In September 2004, Crusie met adventure novelist Bob Mayer at the Maui Writers Conference. By the end of the conference, they had become friends and begun the outline for a novel. Within a year, they had finished the manuscript, collaborating primarily via email. In the novel, title Don't Look Down, Crusie wrote the scenes and dialogue for the female protagonist, while Mayer wrote the scenes and dialogue for the male protagonist. Crusie's longtime editor, Jennifer Enderlin, also edited this book, and had to ask Crusie who had written each section as she couldn't tell them apart. The novel was given an initial printing of 300,000 copies, Crusie's highest initial printing to date. In August of 2007, their second collaborative novel, Agnes and the Hitman, was released and made the New York Times best seller list. They again partnered up for March 2010's release of Wild Ride.
In 2007, Crusie collaborated with Eileen Dreyer and Anne Stuart on The Unfortunate Miss Fortunes, and then in 2009, she collaborated again on Dogs and Goddess this time with Anne Stuart and Lani Diane Rich. She also continues her interest in the academic side of fiction. She published a book of literary criticism on Anne Rice under the name Jennifer Smith.

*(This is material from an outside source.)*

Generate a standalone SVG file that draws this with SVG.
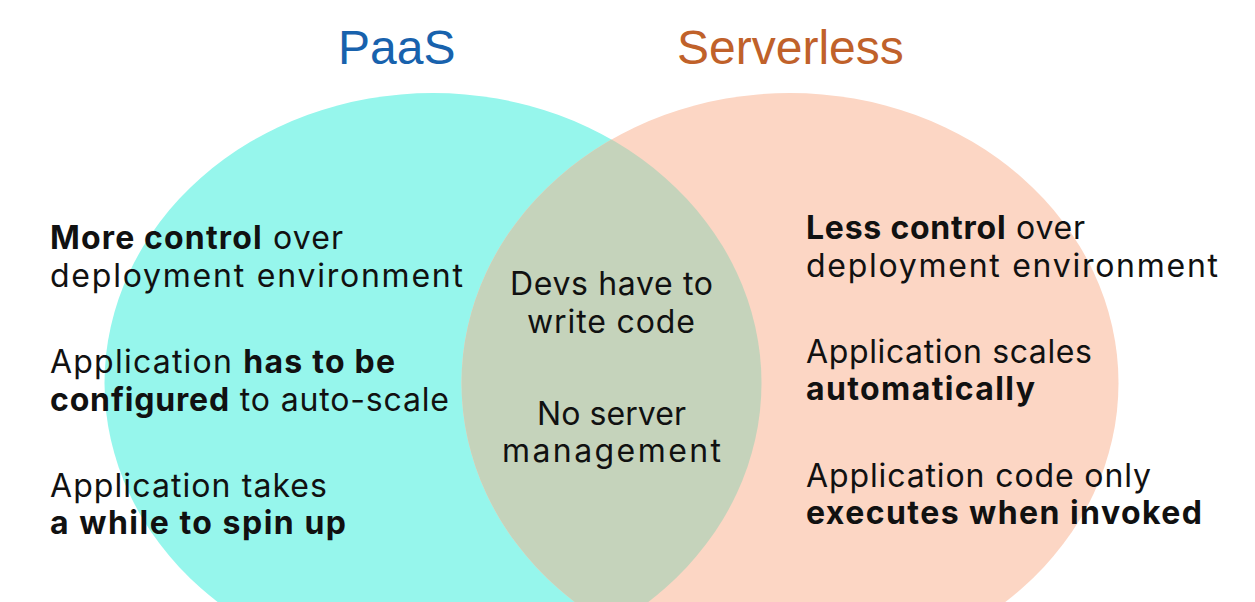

Now in 2010, after 20 crowd pleasers and award winners including five collaborations, Crusie is back with her first solo in six years, Maybe This Time.
Maybe This Time is Crusie's version of Henry James' The Turn of the Screw, a classic she loves and has taught many times. In Crusie's version the governess is not young and inexperienced, the children are not perfectly behaved, they are not isolated because house guests keep turning up and moving in, and the faraway guardian turns up and becomes part of the story.
As for future ventures, she's working on a four book mystery series called the Liz Danger mysteries. Each book will be a standalone mystery but the four books taken together will make one long romance novel. After that, she plans books about a grown-up Alice from Maybe This Time and Nadine from Faking It. She's also working on a non-fiction guide to writing women's fiction that will expand on the topics covered in many of her earlier essays on writing craft, life and publishing - some of which are available for free on her web site.